Brand storytelling clips for landing pages or social where you need 10-20 seconds of continuous motion without cuts. Sora 2's longer output window means fewer generation-stitching headaches.
Texture-heavy products like fabrics, liquids, and food. Sora 2 renders the way light passes through a glass bottle or how a silk scarf drapes with more physical accuracy than Gen-4 currently manages.
When does Runway Gen-4 win for ecommerce?
Gen-4 wins where production reliability matters more than cinematic quality.
Packshot-to-video workflows where you feed in a studio product photo and need a short turntable or unboxing animation. Gen-4 preserves the source image with fewer hallucinated details, keeping the product on-brand.
Rapid creative testing across multiple ad variants. Gen-4 Turbo's faster render pipeline means you can test 15-20 variations in the time it takes Sora 2 to return 5-6. For Meta and TikTok ad testing at scale, speed of iteration directly impacts ROAS.
Rigid product categories like electronics, cosmetics packaging, and supplements where dimensional accuracy matters. Gen-4 holds straight edges and symmetrical shapes better than Sora 2, which tends to introduce subtle warping on geometric forms.
Multi-shot consistency using Gen-4's character and object reference system. When you need the same product to appear identically across three different scene setups for a carousel ad, Gen-4's reference controls give you more repeatable results.
What about post-production and editing integration?

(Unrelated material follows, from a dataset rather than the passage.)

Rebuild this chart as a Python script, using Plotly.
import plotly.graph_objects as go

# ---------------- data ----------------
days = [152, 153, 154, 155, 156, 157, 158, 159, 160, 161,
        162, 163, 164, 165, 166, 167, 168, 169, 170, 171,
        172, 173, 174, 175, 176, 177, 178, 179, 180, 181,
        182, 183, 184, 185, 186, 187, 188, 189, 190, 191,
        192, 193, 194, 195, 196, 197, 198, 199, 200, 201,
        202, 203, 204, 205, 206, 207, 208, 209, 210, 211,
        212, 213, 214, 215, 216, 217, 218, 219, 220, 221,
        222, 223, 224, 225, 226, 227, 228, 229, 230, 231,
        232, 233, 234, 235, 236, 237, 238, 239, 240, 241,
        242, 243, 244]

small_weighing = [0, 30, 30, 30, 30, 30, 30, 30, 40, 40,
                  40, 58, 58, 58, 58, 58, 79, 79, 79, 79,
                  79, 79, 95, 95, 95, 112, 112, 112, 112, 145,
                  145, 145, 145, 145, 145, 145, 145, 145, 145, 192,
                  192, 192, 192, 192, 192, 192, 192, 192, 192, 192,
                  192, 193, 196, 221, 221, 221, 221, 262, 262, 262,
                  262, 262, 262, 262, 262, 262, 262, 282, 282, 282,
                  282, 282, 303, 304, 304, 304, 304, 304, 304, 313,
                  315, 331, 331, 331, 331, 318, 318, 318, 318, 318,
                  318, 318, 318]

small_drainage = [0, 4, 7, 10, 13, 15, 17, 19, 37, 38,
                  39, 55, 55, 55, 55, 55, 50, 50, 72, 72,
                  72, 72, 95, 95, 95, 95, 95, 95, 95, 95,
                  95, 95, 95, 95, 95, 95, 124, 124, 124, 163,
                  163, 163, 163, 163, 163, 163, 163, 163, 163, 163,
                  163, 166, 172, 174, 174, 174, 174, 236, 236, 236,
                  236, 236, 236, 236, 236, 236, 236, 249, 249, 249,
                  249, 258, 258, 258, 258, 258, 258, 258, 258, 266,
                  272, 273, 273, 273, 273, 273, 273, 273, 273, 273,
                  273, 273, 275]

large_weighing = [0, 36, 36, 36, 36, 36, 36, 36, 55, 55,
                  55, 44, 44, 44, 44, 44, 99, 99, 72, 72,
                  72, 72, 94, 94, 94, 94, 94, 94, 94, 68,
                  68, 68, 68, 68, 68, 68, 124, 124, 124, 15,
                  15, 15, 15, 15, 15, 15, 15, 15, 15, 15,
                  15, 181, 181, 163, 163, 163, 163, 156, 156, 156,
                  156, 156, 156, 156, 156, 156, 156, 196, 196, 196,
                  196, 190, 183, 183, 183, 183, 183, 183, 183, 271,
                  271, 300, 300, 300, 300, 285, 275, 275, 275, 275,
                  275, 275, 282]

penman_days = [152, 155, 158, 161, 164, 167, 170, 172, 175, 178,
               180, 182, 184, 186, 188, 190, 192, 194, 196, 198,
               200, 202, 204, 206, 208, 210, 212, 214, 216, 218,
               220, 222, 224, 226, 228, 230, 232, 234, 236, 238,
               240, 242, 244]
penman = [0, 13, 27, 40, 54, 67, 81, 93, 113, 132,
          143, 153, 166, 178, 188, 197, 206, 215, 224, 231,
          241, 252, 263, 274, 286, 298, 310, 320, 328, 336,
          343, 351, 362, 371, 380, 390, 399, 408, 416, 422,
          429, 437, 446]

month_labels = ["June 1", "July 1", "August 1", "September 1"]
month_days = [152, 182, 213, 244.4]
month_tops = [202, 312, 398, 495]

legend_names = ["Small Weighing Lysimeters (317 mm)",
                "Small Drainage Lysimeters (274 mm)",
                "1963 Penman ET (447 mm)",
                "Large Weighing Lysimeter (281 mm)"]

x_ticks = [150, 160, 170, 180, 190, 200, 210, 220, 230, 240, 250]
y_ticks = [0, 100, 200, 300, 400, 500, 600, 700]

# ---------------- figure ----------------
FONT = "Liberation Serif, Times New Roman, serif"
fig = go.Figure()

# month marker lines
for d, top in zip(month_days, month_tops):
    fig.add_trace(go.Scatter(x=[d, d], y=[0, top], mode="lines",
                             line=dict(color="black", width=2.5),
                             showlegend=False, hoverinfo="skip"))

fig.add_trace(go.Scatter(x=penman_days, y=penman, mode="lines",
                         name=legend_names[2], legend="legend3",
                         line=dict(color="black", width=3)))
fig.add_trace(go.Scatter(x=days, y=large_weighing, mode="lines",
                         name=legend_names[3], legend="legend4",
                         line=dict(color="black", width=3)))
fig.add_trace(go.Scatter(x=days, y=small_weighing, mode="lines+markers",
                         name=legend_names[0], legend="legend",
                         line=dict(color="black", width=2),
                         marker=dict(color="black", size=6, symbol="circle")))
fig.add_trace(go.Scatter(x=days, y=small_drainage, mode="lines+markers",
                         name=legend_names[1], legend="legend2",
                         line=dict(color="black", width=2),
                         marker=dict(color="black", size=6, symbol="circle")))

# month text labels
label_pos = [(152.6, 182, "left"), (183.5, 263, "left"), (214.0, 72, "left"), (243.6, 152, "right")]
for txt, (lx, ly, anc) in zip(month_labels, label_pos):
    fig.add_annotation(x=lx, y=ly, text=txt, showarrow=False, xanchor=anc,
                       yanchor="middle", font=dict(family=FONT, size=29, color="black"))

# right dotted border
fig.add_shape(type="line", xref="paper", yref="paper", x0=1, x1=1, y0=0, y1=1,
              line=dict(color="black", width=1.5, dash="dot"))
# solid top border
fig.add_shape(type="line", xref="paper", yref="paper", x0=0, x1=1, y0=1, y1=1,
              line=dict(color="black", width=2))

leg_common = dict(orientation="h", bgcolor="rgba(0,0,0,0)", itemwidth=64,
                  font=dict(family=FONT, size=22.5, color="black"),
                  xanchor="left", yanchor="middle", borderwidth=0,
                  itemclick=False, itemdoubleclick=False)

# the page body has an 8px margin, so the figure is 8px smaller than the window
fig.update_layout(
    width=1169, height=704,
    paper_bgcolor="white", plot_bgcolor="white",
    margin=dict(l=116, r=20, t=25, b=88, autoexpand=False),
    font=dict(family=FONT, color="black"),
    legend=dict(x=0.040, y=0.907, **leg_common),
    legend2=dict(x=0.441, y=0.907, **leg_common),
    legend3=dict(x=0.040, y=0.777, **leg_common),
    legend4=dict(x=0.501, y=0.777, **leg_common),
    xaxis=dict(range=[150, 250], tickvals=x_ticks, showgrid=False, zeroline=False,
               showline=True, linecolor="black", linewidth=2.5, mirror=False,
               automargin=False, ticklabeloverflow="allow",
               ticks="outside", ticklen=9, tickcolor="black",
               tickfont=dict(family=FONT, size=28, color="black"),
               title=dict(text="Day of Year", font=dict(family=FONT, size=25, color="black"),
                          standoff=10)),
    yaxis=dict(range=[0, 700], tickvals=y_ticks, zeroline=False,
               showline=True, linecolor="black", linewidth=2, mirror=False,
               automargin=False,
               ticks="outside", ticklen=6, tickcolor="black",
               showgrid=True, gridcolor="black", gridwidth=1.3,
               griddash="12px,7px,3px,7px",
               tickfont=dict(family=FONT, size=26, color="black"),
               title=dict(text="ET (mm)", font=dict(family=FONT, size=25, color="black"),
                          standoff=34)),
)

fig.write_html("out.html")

Runway has a broader ecosystem advantage here. The Gen-4 output feeds directly into Runway's editing tools, including background removal, motion tracking, and extension features. This matters in a production pipeline where you're cutting 10-15 ad variants per product per week.
Sora 2 outputs are currently more standalone. You generate, download, and bring into your NLE. The quality of the raw output is high, but the workflow around it requires more manual steps.